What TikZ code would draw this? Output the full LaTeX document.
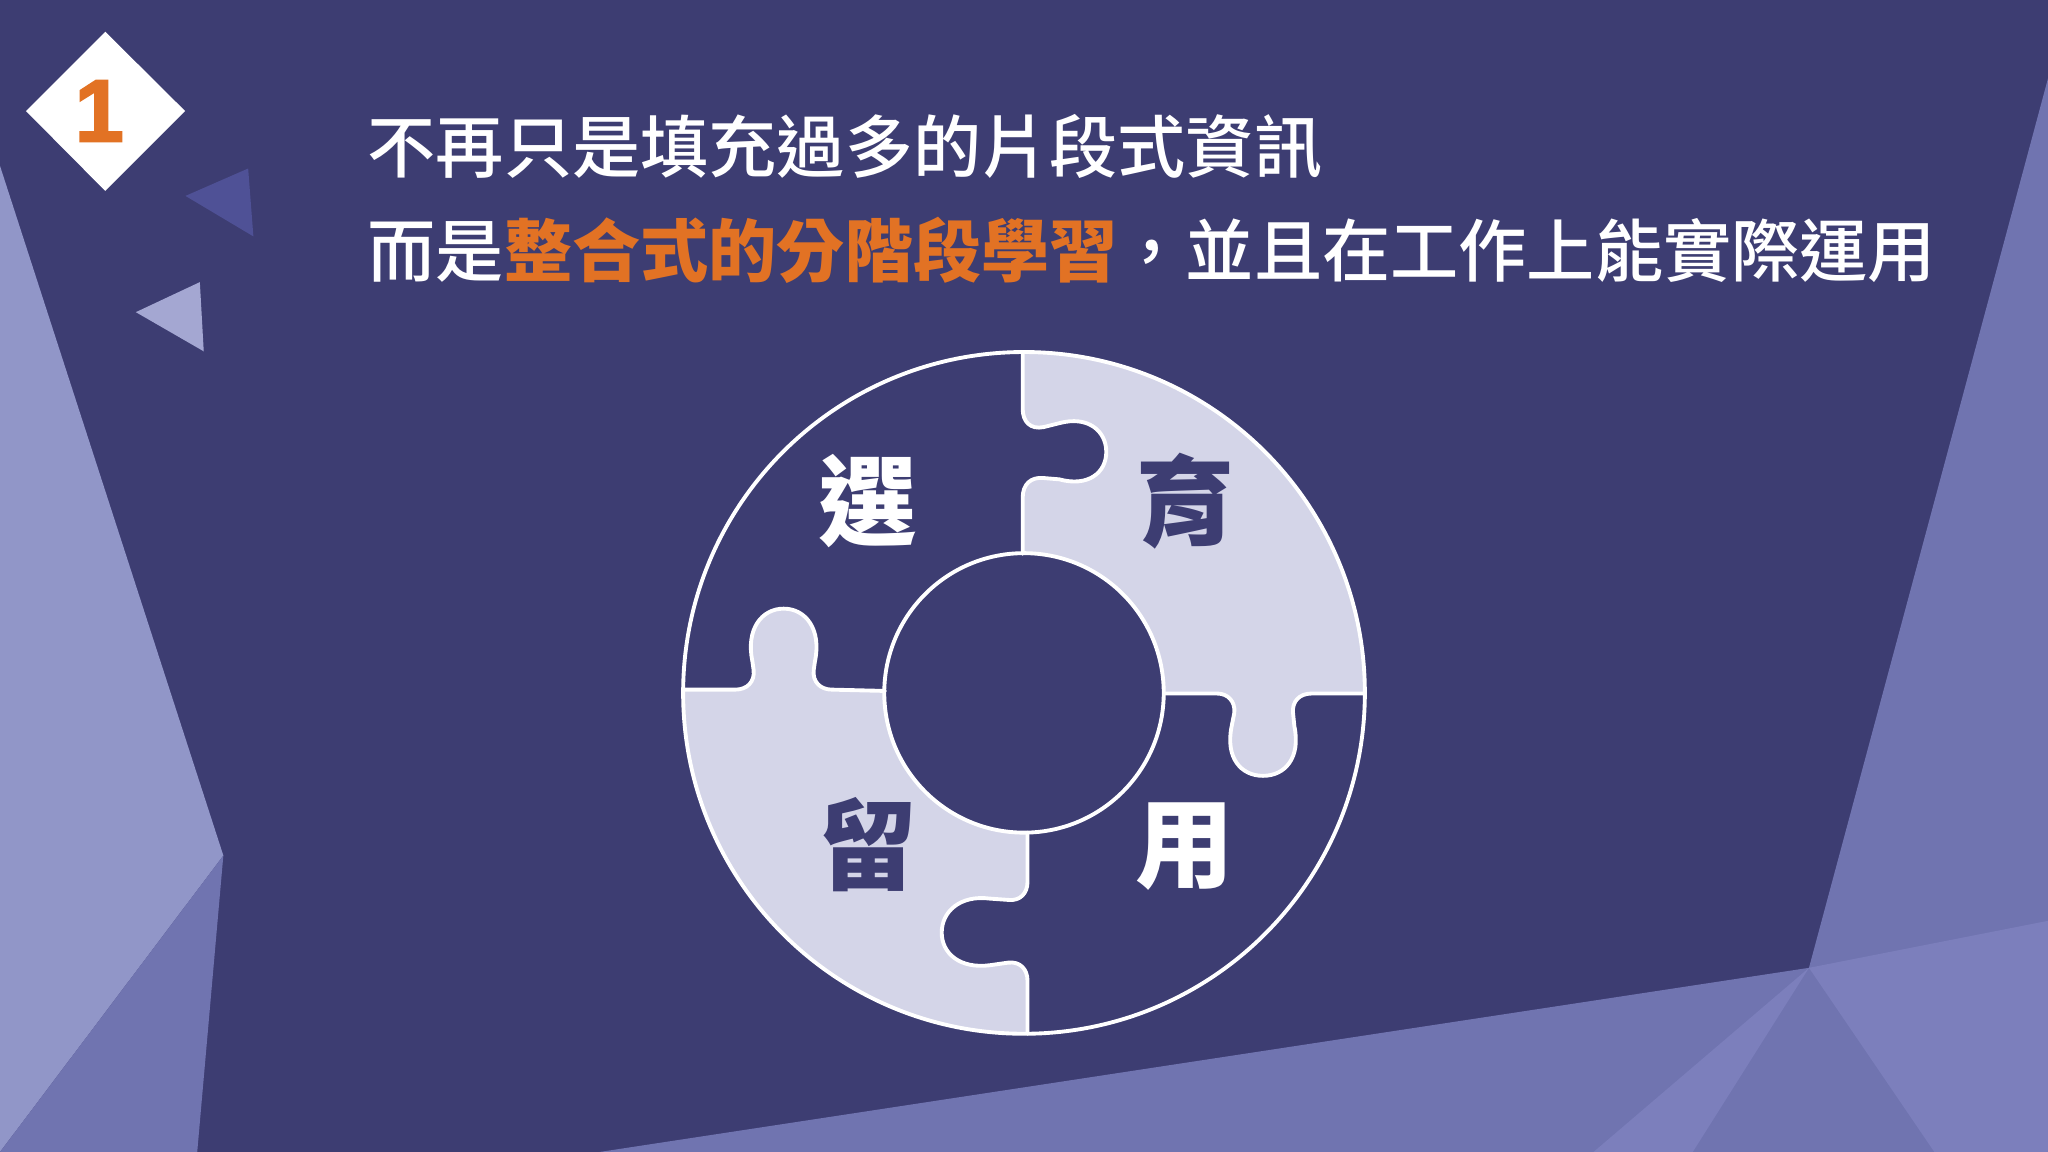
\documentclass[tikz,border=0pt]{standalone}
\usepackage{fontspec}
\setmainfont{Noto Sans CJK TC}
\newfontfamily\cjkmed{Noto Sans CJK TC Medium}
\newfontfamily\cjkblack{Noto Sans CJK TC Black}
\newfontfamily\numfont{Liberation Sans}[BoldFeatures={FakeBold=2.5}]
\definecolor{bg}{RGB}{61,61,114}
\definecolor{lightpoly}{RGB}{145,150,200}
\definecolor{midpoly}{RGB}{112,116,176}
\definecolor{lighterpoly}{RGB}{124,127,188}
\definecolor{tridark}{RGB}{79,81,150}
\definecolor{trilight}{RGB}{164,167,210}
\definecolor{piece}{RGB}{212,213,232}
\definecolor{accent}{RGB}{226,114,36}
\tikzset{
  seam/.style={draw=white, line width=1.1pt, line join=round, line cap=round},
  titletext/.style={text=white, inner sep=0pt, anchor=west, font=\cjkmed\fontsize{19.4pt}{22pt}\selectfont},
  lbl/.style={inner sep=0pt, font=\cjkblack\fontsize{28pt}{32pt}\selectfont},
}
\begin{document}
\begin{tikzpicture}[x=0.01306cm,y=-0.01306cm]
\useasboundingbox (0,0) rectangle (1568,882);
\fill[bg] (0,0) rectangle (1568,882);
% background facets
\fill[lightpoly] (0,127) -- (171,655) -- (0,882) -- cycle;
\fill[midpoly] (171,655) -- (151,882) -- (0,882) -- cycle;
\fill[midpoly] (459,882) -- (1385,741) -- (1568,60) -- (1568,882) -- cycle;
\fill[lighterpoly] (1385,741) -- (1568,705) -- (1568,882) -- (1481,882) -- cycle;
\fill[lighterpoly] (1385,741) -- (1220,882) -- (1296,882) -- cycle;
% small triangles
\fill[tridark] (142,150) -- (190,129) -- (194,181) -- cycle;
\fill[trilight] (104,239) -- (153,216) -- (156,269) -- cycle;
% badge
\fill[white] (19.9,85) -- (80.6,24.3) -- (141.7,85) -- (80.6,146.2) -- cycle;
\node[text=accent, inner sep=0pt, font=\numfont\bfseries\fontsize{25pt}{26pt}\selectfont] (num) at (76,85) {1};
% title
\node[titletext] (t1) at (281,112) {不再只是填充過多的片段式資訊};
\node[titletext] (t2) at (281,192) {而是{\cjkblack\color{accent}整合式的分階段學習}，並且在工作上能實際運用};
% puzzle
\coordinate (C) at (784,530.5);
\begin{scope}
\clip (C) circle [radius=3.4087cm];
\fill[piece] (783,200) -- (783,313) .. controls (783,323) and (789,329) .. (799,327) -- (811,324) .. controls (833,318) and (847,330) .. (847,346) .. controls (847,362) and (833,373) .. (811,367) -- (799,366) .. controls (789,365) and (783,371) .. (783,381) -- (783,424) -- (784,531) -- (891.5,531) -- (932,531) .. controls (940,531) and (946,537) .. (945,546) -- (943,556) .. controls (938,580) and (950,594) .. (967,594) .. controls (984,594) and (996,580) .. (991,556) -- (990,546) .. controls (989,537) and (995,531) .. (1004,531) -- (1100,531) -- (1100,200) -- cycle;
\fill[piece] (450,528) -- (563,528) .. controls (572,528) and (578,522) .. (577,513) -- (576,506) .. controls (571,482) and (583,466) .. (600,466) .. controls (617,466) and (629,482) .. (624,506) -- (623,513) .. controls (622,522) and (628,528) .. (637,528) -- (677.5,529) -- (784,531) -- (786.7,637.5) -- (786.7,675) .. controls (786.7,684) and (781,690) .. (772,689) -- (758,688) .. controls (735,685) and (721,698) .. (721,714) .. controls (721,730) and (735,742) .. (758,739) -- (772,737) .. controls (781,736) and (786.7,742) .. (786.7,751) -- (786.7,850) -- (450,850) -- cycle;
\end{scope}
\fill[bg] (C) circle [radius=1.3974cm];
\draw[seam] (C) circle [radius=3.4087cm];
\draw[seam] (C) circle [radius=1.3974cm];
% seams
\draw[seam] (783,270.5) -- (783,313) .. controls (783,323) and (789,329) .. (799,327) -- (811,324) .. controls (833,318) and (847,330) .. (847,346) .. controls (847,362) and (833,373) .. (811,367) -- (799,366) .. controls (789,365) and (783,371) .. (783,381) -- (783,424);
\draw[seam] (891.5,531) -- (932,531) .. controls (940,531) and (946,537) .. (945,546) -- (943,556) .. controls (938,580) and (950,594) .. (967,594) .. controls (984,594) and (996,580) .. (991,556) -- (990,546) .. controls (989,537) and (995,531) .. (1004,531) -- (1045,531);
\draw[seam] (523,528) -- (563,528) .. controls (572,528) and (578,522) .. (577,513) -- (576,506) .. controls (571,482) and (583,466) .. (600,466) .. controls (617,466) and (629,482) .. (624,506) -- (623,513) .. controls (622,522) and (628,528) .. (637,528) -- (677.5,529);
\draw[seam] (786.7,637.5) -- (786.7,675) .. controls (786.7,684) and (781,690) .. (772,689) -- (758,688) .. controls (735,685) and (721,698) .. (721,714) .. controls (721,730) and (735,742) .. (758,739) -- (772,737) .. controls (781,736) and (786.7,742) .. (786.7,751) -- (786.7,791.5);
% labels
\node[lbl, text=white] (xuan) at (664.5,384) {選};
\node[lbl, text=bg] (yu) at (908,384) {育};
\node[lbl, text=bg] (liu) at (664.5,647) {留};
\node[lbl, text=white] (yong) at (907,648) {用};
\end{tikzpicture}
\end{document}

_ _ _ _

WHAT TO PRODUCE:
Please write out all of the material above without changing a word, and omit any pictures.

THE OUTPUT:
What TikZ code would draw this? Output the full LaTeX document.
\documentclass[tikz,border=0pt]{standalone}
\usepackage{fontspec}
\setmainfont{Noto Sans CJK TC}
\newfontfamily\cjkmed{Noto Sans CJK TC Medium}
\newfontfamily\cjkblack{Noto Sans CJK TC Black}
\newfontfamily\numfont{Liberation Sans}[BoldFeatures={FakeBold=2.5}]
\definecolor{bg}{RGB}{61,61,114}
\definecolor{lightpoly}{RGB}{145,150,200}
\definecolor{midpoly}{RGB}{112,116,176}
\definecolor{lighterpoly}{RGB}{124,127,188}
\definecolor{tridark}{RGB}{79,81,150}
\definecolor{trilight}{RGB}{164,167,210}
\definecolor{piece}{RGB}{212,213,232}
\definecolor{accent}{RGB}{226,114,36}
\tikzset{
  seam/.style={draw=white, line width=1.1pt, line join=round, line cap=round},
  titletext/.style={text=white, inner sep=0pt, anchor=west, font=\cjkmed\fontsize{19.4pt}{22pt}\selectfont},
  lbl/.style={inner sep=0pt, font=\cjkblack\fontsize{28pt}{32pt}\selectfont},
}
\begin{document}
\begin{tikzpicture}[x=0.01306cm,y=-0.01306cm]
\useasboundingbox (0,0) rectangle (1568,882);
\fill[bg] (0,0) rectangle (1568,882);
% background facets
\fill[lightpoly] (0,127) -- (171,655) -- (0,882) -- cycle;
\fill[midpoly] (171,655) -- (151,882) -- (0,882) -- cycle;
\fill[midpoly] (459,882) -- (1385,741) -- (1568,60) -- (1568,882) -- cycle;
\fill[lighterpoly] (1385,741) -- (1568,705) -- (1568,882) -- (1481,882) -- cycle;
\fill[lighterpoly] (1385,741) -- (1220,882) -- (1296,882) -- cycle;
% small triangles
\fill[tridark] (142,150) -- (190,129) -- (194,181) -- cycle;
\fill[trilight] (104,239) -- (153,216) -- (156,269) -- cycle;
% badge
\fill[white] (19.9,85) -- (80.6,24.3) -- (141.7,85) -- (80.6,146.2) -- cycle;
\node[text=accent, inner sep=0pt, font=\numfont\bfseries\fontsize{25pt}{26pt}\selectfont] (num) at (76,85) {1};
% title
\node[titletext] (t1) at (281,112) {不再只是填充過多的片段式資訊};
\node[titletext] (t2) at (281,192) {而是{\cjkblack\color{accent}整合式的分階段學習}，並且在工作上能實際運用};
% puzzle
\coordinate (C) at (784,530.5);
\begin{scope}
\clip (C) circle [radius=3.4087cm];
\fill[piece] (783,200) -- (783,313) .. controls (783,323) and (789,329) .. (799,327) -- (811,324) .. controls (833,318) and (847,330) .. (847,346) .. controls (847,362) and (833,373) .. (811,367) -- (799,366) .. controls (789,365) and (783,371) .. (783,381) -- (783,424) -- (784,531) -- (891.5,531) -- (932,531) .. controls (940,531) and (946,537) .. (945,546) -- (943,556) .. controls (938,580) and (950,594) .. (967,594) .. controls (984,594) and (996,580) .. (991,556) -- (990,546) .. controls (989,537) and (995,531) .. (1004,531) -- (1100,531) -- (1100,200) -- cycle;
\fill[piece] (450,528) -- (563,528) .. controls (572,528) and (578,522) .. (577,513) -- (576,506) .. controls (571,482) and (583,466) .. (600,466) .. controls (617,466) and (629,482) .. (624,506) -- (623,513) .. controls (622,522) and (628,528) .. (637,528) -- (677.5,529) -- (784,531) -- (786.7,637.5) -- (786.7,675) .. controls (786.7,684) and (781,690) .. (772,689) -- (758,688) .. controls (735,685) and (721,698) .. (721,714) .. controls (721,730) and (735,742) .. (758,739) -- (772,737) .. controls (781,736) and (786.7,742) .. (786.7,751) -- (786.7,850) -- (450,850) -- cycle;
\end{scope}
\fill[bg] (C) circle [radius=1.3974cm];
\draw[seam] (C) circle [radius=3.4087cm];
\draw[seam] (C) circle [radius=1.3974cm];
% seams
\draw[seam] (783,270.5) -- (783,313) .. controls (783,323) and (789,329) .. (799,327) -- (811,324) .. controls (833,318) and (847,330) .. (847,346) .. controls (847,362) and (833,373) .. (811,367) -- (799,366) .. controls (789,365) and (783,371) .. (783,381) -- (783,424);
\draw[seam] (891.5,531) -- (932,531) .. controls (940,531) and (946,537) .. (945,546) -- (943,556) .. controls (938,580) and (950,594) .. (967,594) .. controls (984,594) and (996,580) .. (991,556) -- (990,546) .. controls (989,537) and (995,531) .. (1004,531) -- (1045,531);
\draw[seam] (523,528) -- (563,528) .. controls (572,528) and (578,522) .. (577,513) -- (576,506) .. controls (571,482) and (583,466) .. (600,466) .. controls (617,466) and (629,482) .. (624,506) -- (623,513) .. controls (622,522) and (628,528) .. (637,528) -- (677.5,529);
\draw[seam] (786.7,637.5) -- (786.7,675) .. controls (786.7,684) and (781,690) .. (772,689) -- (758,688) .. controls (735,685) and (721,698) .. (721,714) .. controls (721,730) and (735,742) .. (758,739) -- (772,737) .. controls (781,736) and (786.7,742) .. (786.7,751) -- (786.7,791.5);
% labels
\node[lbl, text=white] (xuan) at (664.5,384) {選};
\node[lbl, text=bg] (yu) at (908,384) {育};
\node[lbl, text=bg] (liu) at (664.5,647) {留};
\node[lbl, text=white] (yong) at (907,648) {用};
\end{tikzpicture}
\end{document}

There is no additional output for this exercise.